Compared to my hometown newspaper in the 1960’s, the major networks, newsweeklies, and big newspapers were straight-up-the-middle neutral journalists. My radical self even considered them conservative, as they reported on business or the military without immediately condemning them. I can look back now and see how they shaded (or worse) against conservatives, while publishing mostly liberal columnists and commentators. Yet that knowledge did not come to me for years, and only in a roundabout way. In the moment, Newsweek, NBC, and the NYT were simply “news” to me.

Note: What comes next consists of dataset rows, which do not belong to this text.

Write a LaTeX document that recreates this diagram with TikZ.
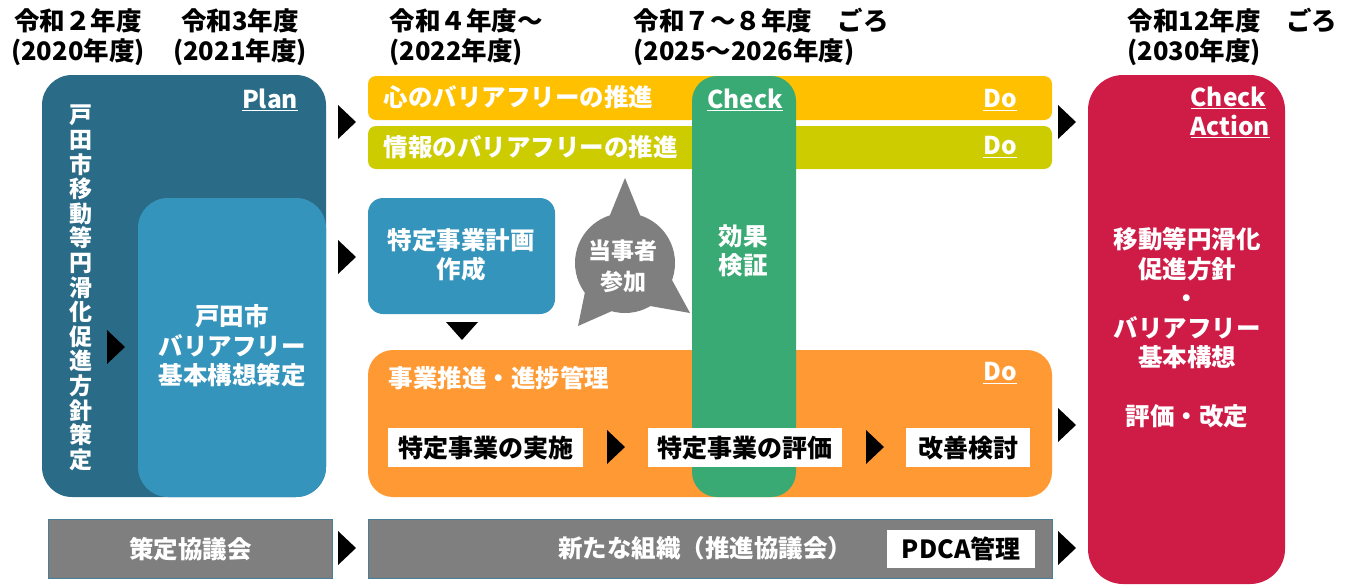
\documentclass[tikz,border=0pt]{standalone}
\usepackage{fontspec}
\setmainfont{Noto Sans CJK JP}
\usepackage{tikz}
\usetikzlibrary{positioning, calc}
\usepackage{xcolor}
\definecolor{PlanDark}{HTML}{2A6C87}
\definecolor{PlanLight}{HTML}{3594BB}
\definecolor{DoYellow}{HTML}{FFC000}
\definecolor{DoLime}{HTML}{CCCC00}
\definecolor{DoOrange}{HTML}{FF9933}
\definecolor{CheckGreen}{HTML}{3AAA74}
\definecolor{ActRed}{HTML}{CE1C47}
\definecolor{Council}{HTML}{7F7F7F}
\definecolor{CouncilEdge}{HTML}{4A7F98}

\tikzset{
  arrowtri/.pic={\fill[black] (-9,-17) -- (9,0) -- (-9,17) -- cycle;},
  downtri/.pic={\fill[black] (-16,-9) -- (16,-9) -- (0,9) -- cycle;},
}

\begin{document}
\begin{tikzpicture}[x=1pt, y=-1pt,
    font=\bfseries\fontsize{24.5}{29.5}\selectfont,
    panel/.style={anchor=north west, inner sep=0pt, outer sep=0pt, rounded corners=#1},
    panel/.default=25pt,
    boxtext/.style={text=white, align=center},
    tag/.style={text=white},
    taskbox/.style={anchor=north west, fill=white, inner sep=0pt, minimum height=39pt, text=black,
      font=\bfseries\fontsize{25}{29.5}\selectfont},
    council/.style={anchor=north west, inner sep=0pt, fill=Council, draw=CouncilEdge, line width=1.2pt, minimum height=59pt},
    year/.style={font=\bfseries\fontsize{25.5}{30}\selectfont, align=center},
  ]
  \useasboundingbox (0,0) rectangle (1346,584);

  % years
  \node[year] (y2020) at (78,37) {令和２年度\\(2020年度)};
  \node[year] (y2021) at (240,37) {令和3年度\\(2021年度)};
  \node[year, align=left, anchor=west] (y2022) at (386,37) {令和４年度～\\(2022年度)};
  \node[year, align=left, anchor=west] (y2025) at (630,37) {令和７～８年度　ごろ\\(2025～2026年度)};
  \node[year, align=left, anchor=west] (y2030) at (1124,37) {令和12年度　ごろ\\(2030年度)};

  % plan
  \node[panel=30pt, fill=PlanDark, minimum width=284pt, minimum height=422pt] (plan) at (42,75) {};
  \node[panel=30pt, fill=PlanLight, minimum width=188pt, minimum height=299pt] (basic) at (138,198) {};
  \node[tag] (plantag) at (270,100) {\underline{Plan}};
  \node[boxtext, font=\bfseries\fontsize{23}{24.6}\selectfont] (policy)
    at (81,288) {戸\\田\\市\\移\\動\\等\\円\\滑\\化\\促\\進\\方\\針\\策\\定};
  \node[boxtext] (basictext) at (232,346) {戸田市\\バリアフリー\\基本構想策定};
  \pic at (116,347) {arrowtri};

  % do
  \node[panel=8pt, fill=DoYellow, minimum width=684pt, minimum height=44pt] (heart) at (368,76) {};
  \node[panel=8pt, fill=DoLime, minimum width=684pt, minimum height=43pt] (info) at (368,126) {};
  \node[tag, anchor=west] (hearttext) at (380,97) {心のバリアフリーの推進};
  \node[tag, anchor=west] (infotext) at (380,147) {情報のバリアフリーの推進};
  \node[tag] (heartdo) at (1000,100) {\underline{Do}};
  \node[tag] (infodo) at (1000,147) {\underline{Do}};

  \node[panel=15pt, fill=PlanLight, minimum width=187pt, minimum height=116pt] (plan2) at (368,198) {};
  \node[boxtext] (plan2text) at (461,255) {特定事業計画\\作成};
  \pic at (462,331) {downtri};

  % bubble
  \fill[Council] (625,263) circle (50);
  \fill[Council] (610,215) -- (625,178) -- (640,215) -- cycle;
  \fill[Council] (585,292) -- (578,326) -- (612,311) -- cycle;
  \fill[Council] (672,280) -- (690,313) -- (650,306) -- cycle;
  \node[boxtext, font=\bfseries\fontsize{23}{31}\selectfont] (voice) at (623,266) {当事者\\参加};

  \node[panel=25pt, fill=DoOrange, minimum width=684pt, minimum height=147pt] (promo) at (368,350) {};
  \node[tag, anchor=west] (promotext) at (385,378) {事業推進・進捗管理};
  \node[tag] (promodo) at (1000,373) {\underline{Do}};

  % check
  \node[panel=25pt, fill=CheckGreen, minimum width=104pt, minimum height=421pt] (check) at (692,76) {};
  \node[tag] (checktag) at (745,100) {\underline{Check}};
  \node[boxtext] (checktext) at (743,251) {効果\\検証};

  \node[taskbox, minimum width=195pt] (exec) at (388,428) {特定事業の実施};
  \node[taskbox, minimum width=194pt] (eval) at (648,428) {特定事業の評価};
  \node[taskbox, minimum width=124pt] (improve) at (906,428) {改善検討};
  \pic at (616,447) {arrowtri};
  \pic at (875,447) {arrowtri};

  % action
  \node[panel=35pt, fill=ActRed, minimum width=197pt, minimum height=509pt] (act) at (1088,75) {};
  \node[tag, align=left, anchor=north west] (acttag) at (1187,83) {\underline{Check}\\\underline{Action}};
  \node[boxtext] (acttext) at (1187,328)
    {移動等円滑化\\促進方針\\・\\バリアフリー\\基本構想\\[29.5pt]評価・改定};

  % councils
  \node[council, minimum width=284pt] (council1) at (48,519) {};
  \node[text=white] at (council1) {策定協議会};
  \node[council, minimum width=684pt] (council2) at (368,519) {};
  \node[text=white] (council2text) at (705,548) {新たな組織（推進協議会）};
  \node[taskbox, minimum width=148pt, minimum height=38pt] (pdca) at (887,530) {PDCA管理};

  % arrows between stages
  \pic at (347,122) {arrowtri};
  \pic at (347,257) {arrowtri};
  \pic at (347,548) {arrowtri};
  \pic at (1067,122) {arrowtri};
  \pic at (1067,425) {arrowtri};
  \pic at (1067,548) {arrowtri};
\end{tikzpicture}
\end{document}
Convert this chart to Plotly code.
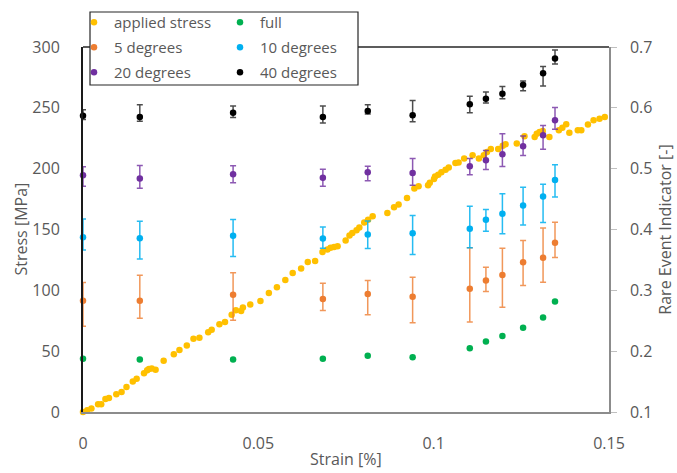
import plotly.graph_objects as go

# ---------------- data ----------------
applied_strain = [0, 0.0012, 0.0024, 0.0043, 0.0052, 0.0064, 0.0074, 0.0095, 0.011, 0.0124,
                  0.0142, 0.0153, 0.0174, 0.0183, 0.0188, 0.0196, 0.0207, 0.023, 0.0259, 0.0275,
                  0.0296, 0.0315, 0.0332, 0.0357, 0.0367, 0.0389, 0.0405, 0.0424, 0.0436, 0.0451,
                  0.0456, 0.0477, 0.0506, 0.053, 0.0553, 0.0577, 0.0598, 0.0622, 0.0641, 0.0662,
                  0.0683, 0.0697, 0.0706, 0.0716, 0.0726, 0.0749, 0.076, 0.0768, 0.078, 0.0788,
                  0.0802, 0.0813, 0.0826, 0.0868, 0.0887, 0.09, 0.0924, 0.0945, 0.0957, 0.0984,
                  0.0989, 0.1001, 0.1004, 0.1013, 0.1022, 0.1034, 0.1043, 0.1062, 0.1071, 0.1087,
                  0.1111, 0.1129, 0.1143, 0.1152, 0.1163, 0.1184, 0.1197, 0.1205, 0.1237, 0.1259,
                  0.1288, 0.1294, 0.1302, 0.1311, 0.1330, 0.1357, 0.1367, 0.1378, 0.1387, 0.1411,
                  0.1421, 0.144, 0.1456, 0.1473, 0.1488]
applied_stress = [0, 1.4, 2.8, 6.3, 6.3, 10.7, 11.5, 14.5, 16.4, 20.5,
                  25, 27.4, 31.8, 34.3, 35.3, 35.7, 34.8, 42.2, 47.4, 51,
                  54.6, 60.3, 61.1, 65.5, 67.7, 72.1, 74, 80, 83.6, 83,
                  85.8, 88.3, 91.2, 97.8, 102.5, 108.5, 114.2, 117.9, 123.3, 124.1,
                  131.5, 133.5, 135.1, 135.6, 136.2, 140.9, 145, 147.1, 149.3, 151.6,
                  155.7, 158.1, 160.8, 163.6, 168.2, 170.5, 175.9, 183.6, 185.5, 186.3,
                  188.5, 191.5, 193.6, 195, 197.1, 199.1, 201, 204.6, 205, 208.3,
                  211, 208.3, 211, 213.7, 216.1, 216.1, 218.9, 220, 220.6, 226.6,
                  226, 228.8, 230.1, 231, 226, 231.5, 233.7, 236.5, 229.6, 231.5,
                  231.5, 236.2, 239.8, 241.1, 242.5]

re_strain = [0, 0.0162, 0.0428, 0.0684, 0.0812, 0.094, 0.1103, 0.1149, 0.1196, 0.1255, 0.1312, 0.1346]

full = [0.1874, 0.1862, 0.1862, 0.1874, 0.1923, 0.1902, 0.2050, 0.2159, 0.2248, 0.2385, 0.2555, 0.2818]

deg5 = [0.283, 0.283, 0.2929, 0.2858, 0.294, 0.2896, 0.3028, 0.316, 0.3253, 0.3461, 0.3534, 0.3781]
deg5_plus = [0.030, 0.042, 0.036, 0.026, 0.022, 0.032, 0.067, 0.022, 0.044, 0.036, 0.049, 0.034]
deg5_minus = [0.042, 0.029, 0.042, 0.019, 0.034, 0.043, 0.055, 0.018, 0.053, 0.038, 0.040, 0.024]

deg10 = [0.3873, 0.3857, 0.3896, 0.3852, 0.3918, 0.3939, 0.4012, 0.416, 0.4259, 0.4396, 0.4544, 0.4813]
deg10_plus = [0.030, 0.028, 0.027, 0.019, 0.022, 0.029, 0.037, 0.017, 0.033, 0.030, 0.020, 0.025]
deg10_minus = [0.021, 0.034, 0.034, 0.016, 0.023, 0.035, 0.031, 0.019, 0.033, 0.032, 0.043, 0.028]

deg20 = [0.489, 0.484, 0.4907, 0.4852, 0.494, 0.4928, 0.5039, 0.5137, 0.5236, 0.5368, 0.555, 0.5797]
deg20_plus = [0.014, 0.021, 0.014, 0.014, 0.010, 0.024, 0.013, 0.016, 0.034, 0.017, 0.016, 0.021]
deg20_minus = [0.018, 0.016, 0.014, 0.014, 0.014, 0.020, 0.014, 0.015, 0.020, 0.015, 0.023, 0.015]

deg40 = [0.587, 0.585, 0.592, 0.585, 0.595, 0.588, 0.606, 0.615, 0.623, 0.638, 0.657, 0.681]
deg40_plus = [0.010, 0.020, 0.011, 0.018, 0.010, 0.024, 0.013, 0.011, 0.012, 0.006, 0.011, 0.014]
deg40_minus = [0.006, 0.007, 0.008, 0.010, 0.005, 0.011, 0.014, 0.007, 0.008, 0.010, 0.021, 0.009]

x_tickvals = [0, 0.05, 0.1, 0.15]
x_ticktext = ["0", "0.05", "0.1", "0.15"]

# ---------------- figure ----------------
FONT = "Open Sans"
TXT = "#595959"
W, H = 677, 473
ML, MR, MT, MB = 83, 68, 47, 61
PW, PH = W - ML - MR, H - MT - MB


def px_x(px):
    return (px - ML) / PW


def px_y(py):
    return (H - MB - py) / PH


fig = go.Figure()

fig.add_trace(go.Scatter(
    x=applied_strain, y=applied_stress, mode="markers", name="applied stress",
    marker=dict(color="#FFC000", size=6.5), cliponaxis=False, legend="legend",
    legendgroup="a"))


def re_trace(name, y, plus, minus, color, ecolor, legend, grp):
    ey = None
    if plus is not None:
        ey = dict(type="data", symmetric=False, array=plus, arrayminus=minus,
                  color=ecolor, thickness=1.5, width=3)
    return go.Scatter(x=re_strain, y=y, mode="markers", name=name, yaxis="y2",
                      marker=dict(color=color, size=6.5), error_y=ey,
                      cliponaxis=False, legend=legend, legendgroup=grp)


fig.add_trace(re_trace("full", full, None, None, "#00B050", None, "legend2", "b"))
fig.add_trace(re_trace("5 degrees", deg5, deg5_plus, deg5_minus, "#ED7D31",
                       "rgba(237,125,49,0.8)", "legend", "c"))
fig.add_trace(re_trace("10 degrees", deg10, deg10_plus, deg10_minus, "#00B0F0",
                       "rgba(0,176,240,0.85)", "legend2", "d"))
fig.add_trace(re_trace("20 degrees", deg20, deg20_plus, deg20_minus, "#7030A0",
                       "rgba(112,48,160,0.8)", "legend", "e"))
fig.add_trace(re_trace("40 degrees", deg40, deg40_plus, deg40_minus, "#000000",
                       "rgba(0,0,0,0.7)", "legend2", "f"))

legend_common = dict(
    bgcolor="rgba(0,0,0,0)", borderwidth=0, orientation="v",
    font=dict(family=FONT, size=15, color=TXT), itemwidth=30,
    yanchor="top", xanchor="left", tracegroupgap=2.5, traceorder="grouped")

fig.update_layout(
    width=W, height=H,
    margin=dict(l=ML, r=MR, t=MT, b=MB, autoexpand=False),
    paper_bgcolor="white", plot_bgcolor="white",
    font=dict(family=FONT, size=15, color=TXT),
    legend=dict(x=px_x(74), y=px_y(6), **legend_common),
    legend2=dict(x=px_x(220), y=px_y(6), **legend_common),
    xaxis=dict(range=[0, 0.15], tickvals=x_tickvals, ticktext=x_ticktext,
               showgrid=False, zeroline=False, showline=True,
               linecolor="#8c8c8c", linewidth=1.5, ticks="",
               ticklabelstandoff=16, tickfont=dict(size=16, color=TXT)),
    yaxis=dict(range=[0, 300], dtick=50, showgrid=False, zeroline=False,
               showline=True, linecolor="#1a1a1a", linewidth=2, ticks="",
               ticklabelstandoff=18, tickfont=dict(size=16, color=TXT)),
    yaxis2=dict(range=[0.1, 0.7], dtick=0.1, overlaying="y", side="right",
                showgrid=False, zeroline=False, showline=True,
                linecolor="#8c8c8c", linewidth=1.5, ticks="outside", ticklen=6,
                tickcolor="#bfbfbf", tickformat=".1f", automargin=True,
                ticklabelstandoff=10, tickfont=dict(size=16, color=TXT),
                title=dict(text="Rare Event Indicator [-]", font=dict(size=16, color=TXT),
                           standoff=8)),
    annotations=[
        dict(text="Stress [MPa]", xref="paper", yref="paper", x=px_x(20), y=0.5,
             textangle=-90, showarrow=False, xanchor="center", yanchor="middle",
             font=dict(family=FONT, size=16, color=TXT)),
        dict(text="Strain [%]", xref="paper", yref="paper", x=0.5, y=px_y(472),
             showarrow=False, xanchor="center", yanchor="bottom",
             font=dict(family=FONT, size=16, color=TXT)),
    ],
    shapes=[
        dict(type="line", xref="paper", yref="paper", x0=0, x1=1, y0=1, y1=1,
             line=dict(color="#262626", width=1.5), layer="above"),
        dict(type="rect", xref="paper", yref="paper",
             x0=px_x(90), x1=px_x(358), y0=px_y(85), y1=px_y(12),
             line=dict(color="#262626", width=1.2), fillcolor="white", layer="above"),
    ],
)

fig.write_html("out.html")
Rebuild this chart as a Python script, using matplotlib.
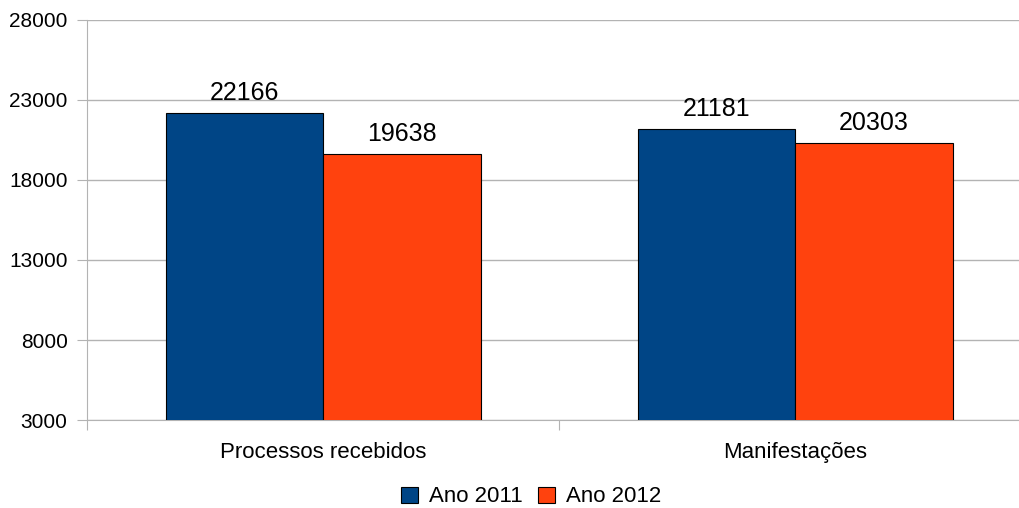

In the late 70’s I was a dissenting member of the new evangelical culture. I defended the more mainstream denominations, I thought the danger to the church was from adopting the ideas of the secular culture, both liberal and conservative, both capitalist and socialist. I fully understood CS Lewis’s lesson that only individuals are eternal – nations and empires are temporary, ephemeral. I didn’t follow politics much. I was aware of culture war however. While your local paper and radio station would report kindly on the retirement of one rabbi and the installation of a new one, or a groundbreaking for a new Methodist church, this was just a variation of reporting on Girl Scout or Rotary activities. People belonged to lots of groups (see Bowling Alone) and the inner sections of the paper were like community bulletin boards.
Evangelical culture was very big on noticing how unfairly Christians were portrayed in “the media.” At news outlets, it would have to be slightly so, as only bad news tends to become news there. If Time magazine had anything about a religious group, it was going to be because of some controversy, crisis, or scandal. There would be occasional positive human-interest stories, but “Presbyterians 2% Growth – Again!” isn’t national news. Still, there did seem to be some quiet delight in bringing bad news about religious groups, and painting them as crazy and dangerous. Even if unintentional, the overall effect was negative. I no longer believe it was unintentional, by the way. Not a conspiracy or attack, just a continuous prejudice toward their own views, which were less religious.
Movies, novels, and TV were another matter. There was criticism of churches and religion dating way back. Elmer Gantry might have some sympathetic religious characters, but the whole aim was pretty clearly meant to make fun of them and condemn them as hypocrites. As in “Little Big Man,” religious characters were similarly ridiculous or insincere. It was not universal, and religiously-sympathetic movies were still made, but the tide had turned. Yet how could one easily show another side in a sitcom, really, without offending someone. “Happy Days” takes place in an era when everyone was associated with a church, but no churches figure in the plots. If you brought in anything, the audience would be puzzled, nervous, wondering what was going to happen next. They weren't trying to kick churches, but for their purposes, churches were unnecessary, and over time, convinced you that churches were never necessary anyway. See also "Downton Abbey."
Still, it was clearly there, and increased through the 1980’s, even if evangelicals exaggerated it. You can see a lot just by looking, as Yogi Berra said. TV and cartoon Dads went from being wise to being risible (I eventually banned The Berenstain Bears from the house), authorities of all sorts were mocked, and a particular cultural narrative locked in. There was something foolish or sinister about people who owned guns, or went to church, or worked at dirty jobs. I started with similar views myself, even about the Christians, because I knew foolish ones and could well believe the dangerous ones were right over the horizon.
Through the 80’s I learned that those folks weren’t like that at all. I worked with them, lived near them, and went to church with them. The people I had come to expect were cartoons.
When I became interested in politics in the late 80’s again, I saw the anticonservative bias as soon as I was willing to look for it. I was primed for it by my experience of other biases, but the fault was my own. I had refused to look, and had hung on to some shreds of liberalism. I could certainly see faults on the conservative side and good-faith efforts on the liberal side. But the thing was manifest.
Most of my audience will believe me, as they have seen similar things themselves. Yet I kinow there are some who will think I paint this too vividly, and that prejudices run the other way, and just as influentially. I will have a go at a little reference piece before I leave on vacation.